# Your objective
Everything from the first line down to the line containing "const pts = (xs, ys)" is to be retyped exactly, both ends included, with pictures left out.
-- Begin Dataset section --
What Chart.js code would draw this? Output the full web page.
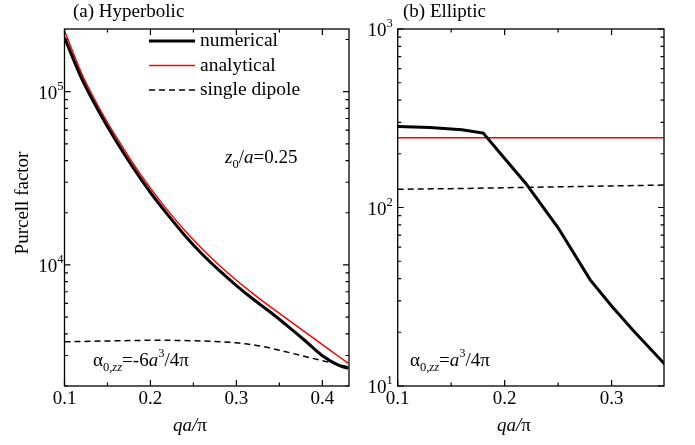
<!DOCTYPE html>
<html>
<head>
<meta charset="utf-8">
<script src="https://cdn.jsdelivr.net/npm/chart.js@4"></script>
<style>
  body { margin: 0; background: #fff; }
  canvas { position: absolute; left: 0; top: 0; }
</style>
</head>
<body>
<canvas id="hyp" width="695" height="445"></canvas>
<canvas id="ell" width="695" height="445"></canvas>
<script>
// (a) Hyperbolic
const hypQ = [0.10, 0.12, 0.14, 0.16, 0.18, 0.20, 0.22, 0.24, 0.26, 0.28, 0.30, 0.32, 0.34, 0.36, 0.38, 0.40, 0.42, 0.43];
const hypNumerical = [205100, 118900, 76740, 51880, 36310, 26180, 19500, 14790, 11560, 9290, 7600, 6310, 5310, 4420, 3650, 2990, 2620, 2530];
const hypAnalytical = [224900, 127400, 81280, 54950, 38460, 27730, 20650, 15780, 12390, 9950, 8150, 6780, 5700, 4830, 4090, 3470, 2940, 2710];
const hypDipoleQ = [0.10, 0.15, 0.20, 0.25, 0.30, 0.325, 0.35, 0.375, 0.40, 0.43];
const hypDipole = [3600, 3640, 3670, 3650, 3550, 3420, 3220, 3000, 2800, 2580];

// (b) Elliptic
const ellQ = [0.10, 0.13, 0.16, 0.18, 0.20, 0.22, 0.25, 0.28, 0.30, 0.32, 0.35];
const ellNumerical = [284, 281, 273, 261, 188, 136, 77, 39.3, 28.1, 20.5, 13.2];
const ellAnalyticalQ = [0.10, 0.35];
const ellAnalytical = [246, 246];
const ellDipoleQ = [0.10, 0.15, 0.20, 0.25, 0.30, 0.35];
const ellDipole = [126.5, 127.5, 129, 130.5, 132, 133.6];

// ticks
const hypXMajor = [0.1, 0.2, 0.3, 0.4];
const hypXMinor = [0.15, 0.25, 0.35];
const hypYMajor = [1e4, 1e5];
const hypYMinor = [2000, 3000, 4000, 5000, 6000, 7000, 8000, 9000,
  20000, 30000, 40000, 50000, 60000, 70000, 80000, 90000, 200000];
const ellXMajor = [0.1, 0.2, 0.3];
const ellXMinor = [0.15, 0.25, 0.35];
const ellYMajor = [10, 100, 1000];
const ellYMinor = [20, 30, 40, 50, 60, 70, 80, 90, 200, 300, 400, 500, 600, 700, 800, 900];

const FONT = '"Liberation Serif", "Times New Roman", serif';
const pts = (xs, ys) => xs.map((x, i) => ({ x: x, y: ys[i] }));

// draws text made of pieces: {t, it: italic, s: 1 sup / -1 sub}
function drawRich(ctx, x, y, segs, size, align) {
  const font = s => (s.it ? 'italic ' : '') + (s.s ? size * 0.66 : size) + 'px ' + FONT;
  let w = 0;
  segs.forEach(s => { ctx.font = font(s); w += ctx.measureText(s.t).width; });
  let cx = align === 'center' ? x - w / 2 : align === 'right' ? x - w : x;
  ctx.textAlign = 'left';
  ctx.textBaseline = 'alphabetic';
  segs.forEach(s => {
    ctx.font = font(s);
    const dy = s.s === 1 ? -size * 0.45 : s.s === -1 ? size * 0.28 : 0;
    ctx.fillText(s.t, cx, y + dy);
    cx += ctx.measureText(s.t).width;
  });
}

const framePlugin = {
  id: 'frame',
  afterDatasetsDraw(chart, args, o) {
    const { ctx, chartArea: a, scales: { x, y } } = chart;
    ctx.save();
    ctx.strokeStyle = '#000';
    ctx.fillStyle = '#000';
    ctx.lineWidth = 1.3;
    ctx.strokeRect(a.left, a.top, a.right - a.left, a.bottom - a.top);

    ctx.lineWidth = 1.2;
    ctx.beginPath();
    const xt = (v, len) => {
      const px = x.getPixelForValue(v);
      if (px > a.right + 0.5) return;
      ctx.moveTo(px, a.bottom); ctx.lineTo(px, a.bottom - len);
      ctx.moveTo(px, a.top); ctx.lineTo(px, a.top + len);
    };
    const yt = (v, len) => {
      const py = y.getPixelForValue(v);
      if (py < a.top - 0.5) return;
      ctx.moveTo(a.left, py); ctx.lineTo(a.left + len, py);
      ctx.moveTo(a.right, py); ctx.lineTo(a.right - len, py);
    };
    o.xMajor.forEach(v => xt(v, 6));
    o.xMinor.forEach(v => xt(v, 3.5));
    o.yMajor.forEach(v => yt(v, 6));
    o.yMinor.forEach(v => yt(v, 3.5));
    ctx.stroke();

    // x tick labels
    ctx.font = '19px ' + FONT;
    ctx.textAlign = 'center';
    ctx.textBaseline = 'alphabetic';
    o.xMajor.forEach(v => ctx.fillText(v.toFixed(1), x.getPixelForValue(v), 404));

    // y tick labels as 10^n
    o.yMajor.forEach(v => {
      const py = y.getPixelForValue(v);
      drawRich(ctx, a.left - o.yGap, py + 7, [{ t: '10' }, { t: String(Math.round(Math.log10(v))), s: 1 }], 19, 'right');
    });

    // axis title
    drawRich(ctx, o.xTitleX, 431, [{ t: 'qa', it: true }, { t: '/', it: true }, { t: 'π' }], 19, 'center');

    // other texts
    o.texts.forEach(tx => drawRich(ctx, tx.x, tx.y, tx.segs, 19, 'left'));

    if (o.yTitle) {
      ctx.save();
      ctx.translate(23, 203);
      ctx.rotate(-Math.PI / 2);
      ctx.font = '19px ' + FONT;
      ctx.textAlign = 'center';
      ctx.textBaseline = 'middle';
      ctx.fillText(o.yTitle, 0, 0);
      ctx.restore();
    }

    if (o.legend) {
      chart.data.datasets.forEach((ds, i) => {
        const ly = 41 + i * 24.5;
        ctx.beginPath();
        ctx.strokeStyle = ds.borderColor;
        ctx.lineWidth = ds.borderWidth;
        ctx.setLineDash(ds.borderDash || []);
        ctx.moveTo(149, ly); ctx.lineTo(195, ly);
        ctx.stroke();
        ctx.setLineDash([]);
        ctx.font = '19.5px ' + FONT;
        ctx.textAlign = 'left';
        ctx.textBaseline = 'middle';
        ctx.fillStyle = '#000';
        ctx.fillText(ds.label, 200, ly);
      });
    }
    ctx.restore();
  }
};

function makeChart(id, datasets, yMin, yMax, xMin, xMax, pad, frame) {
  return new Chart(document.getElementById(id), {
    type: 'line',
    data: { datasets: datasets },
    options: {
      responsive: false,
      animation: false,
      devicePixelRatio: 1,
      layout: { padding: pad },
      plugins: { legend: { display: false }, tooltip: { enabled: false }, frame: frame },
      elements: { point: { radius: 0 } },
      scales: {
        x: { type: 'linear', min: xMin, max: xMax, display: false },
        y: { type: 'logarithmic', min: yMin, max: yMax, display: false }
      }
    },
    plugins: [framePlugin]
  });
}

makeChart('hyp', [
  { label: 'numerical', data: pts(hypQ, hypNumerical), borderColor: '#000', borderWidth: 3, cubicInterpolationMode: 'monotone' },
  { label: 'analytical', data: pts(hypQ, hypAnalytical), borderColor: '#ff0000', borderWidth: 1.5, cubicInterpolationMode: 'monotone' },
  { label: 'single dipole', data: pts(hypDipoleQ, hypDipole), borderColor: '#000', borderWidth: 1.5, borderDash: [6, 4], cubicInterpolationMode: 'monotone' }
], 2000, 230000, 0.1, 0.431, { left: 64.5, top: 29, right: 346, bottom: 59 }, {
  xMajor: hypXMajor, xMinor: hypXMinor, yMajor: hypYMajor, yMinor: hypYMinor,
  yGap: 1, xTitleX: 190, yTitle: 'Purcell factor', legend: true,
  texts: [
    { x: 73, y: 17, segs: [{ t: '(a) Hyperbolic' }] },
    { x: 225, y: 163, segs: [{ t: 'z', it: true }, { t: '0', s: -1 }, { t: '/' }, { t: 'a', it: true }, { t: '=0.25' }] },
    { x: 93, y: 366, segs: [{ t: 'α' }, { t: '0,', s: -1 }, { t: 'zz', it: true, s: -1 }, { t: '=-6' }, { t: 'a', it: true }, { t: '3', s: 1 }, { t: '/4π' }] }
  ]
});

makeChart('ell', [
  { label: 'numerical', data: pts(ellQ, ellNumerical), borderColor: '#000', borderWidth: 3 },
  { label: 'analytical', data: pts(ellAnalyticalQ, ellAnalytical), borderColor: '#ff0000', borderWidth: 1.5 },
  { label: 'single dipole', data: pts(ellDipoleQ, ellDipole), borderColor: '#000', borderWidth: 1.5, borderDash: [6, 4] }
], 10, 1000, 0.1, 0.349, { left: 397.7, top: 29, right: 31, bottom: 59 }, {
  xMajor: ellXMajor, xMinor: ellXMinor, yMajor: ellYMajor, yMinor: ellYMinor,
  yGap: 5, xTitleX: 514, legend: false,
  texts: [
    { x: 403, y: 17, segs: [{ t: '(b) Elliptic' }] },
    { x: 410, y: 366, segs: [{ t: 'α' }, { t: '0,', s: -1 }, { t: 'zz', it: true, s: -1 }, { t: '=' }, { t: 'a', it: true }, { t: '3', s: 1 }, { t: '/4π' }] }
  ]
});
</script>
</body>
</html>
-- End Dataset section --
# Answer to this problem
What Chart.js code would draw this? Output the full web page.
<!DOCTYPE html>
<html>
<head>
<meta charset="utf-8">
<script src="https://cdn.jsdelivr.net/npm/chart.js@4"></script>
<style>
  body { margin: 0; background: #fff; }
  canvas { position: absolute; left: 0; top: 0; }
</style>
</head>
<body>
<canvas id="hyp" width="695" height="445"></canvas>
<canvas id="ell" width="695" height="445"></canvas>
<script>
// (a) Hyperbolic
const hypQ = [0.10, 0.12, 0.14, 0.16, 0.18, 0.20, 0.22, 0.24, 0.26, 0.28, 0.30, 0.32, 0.34, 0.36, 0.38, 0.40, 0.42, 0.43];
const hypNumerical = [205100, 118900, 76740, 51880, 36310, 26180, 19500, 14790, 11560, 9290, 7600, 6310, 5310, 4420, 3650, 2990, 2620, 2530];
const hypAnalytical = [224900, 127400, 81280, 54950, 38460, 27730, 20650, 15780, 12390, 9950, 8150, 6780, 5700, 4830, 4090, 3470, 2940, 2710];
const hypDipoleQ = [0.10, 0.15, 0.20, 0.25, 0.30, 0.325, 0.35, 0.375, 0.40, 0.43];
const hypDipole = [3600, 3640, 3670, 3650, 3550, 3420, 3220, 3000, 2800, 2580];

// (b) Elliptic
const ellQ = [0.10, 0.13, 0.16, 0.18, 0.20, 0.22, 0.25, 0.28, 0.30, 0.32, 0.35];
const ellNumerical = [284, 281, 273, 261, 188, 136, 77, 39.3, 28.1, 20.5, 13.2];
const ellAnalyticalQ = [0.10, 0.35];
const ellAnalytical = [246, 246];
const ellDipoleQ = [0.10, 0.15, 0.20, 0.25, 0.30, 0.35];
const ellDipole = [126.5, 127.5, 129, 130.5, 132, 133.6];

// ticks
const hypXMajor = [0.1, 0.2, 0.3, 0.4];
const hypXMinor = [0.15, 0.25, 0.35];
const hypYMajor = [1e4, 1e5];
const hypYMinor = [2000, 3000, 4000, 5000, 6000, 7000, 8000, 9000,
  20000, 30000, 40000, 50000, 60000, 70000, 80000, 90000, 200000];
const ellXMajor = [0.1, 0.2, 0.3];
const ellXMinor = [0.15, 0.25, 0.35];
const ellYMajor = [10, 100, 1000];
const ellYMinor = [20, 30, 40, 50, 60, 70, 80, 90, 200, 300, 400, 500, 600, 700, 800, 900];

const FONT = '"Liberation Serif", "Times New Roman", serif';
const pts = (xs, ys) => xs.map((x, i) => ({ x: x, y: ys[i] }));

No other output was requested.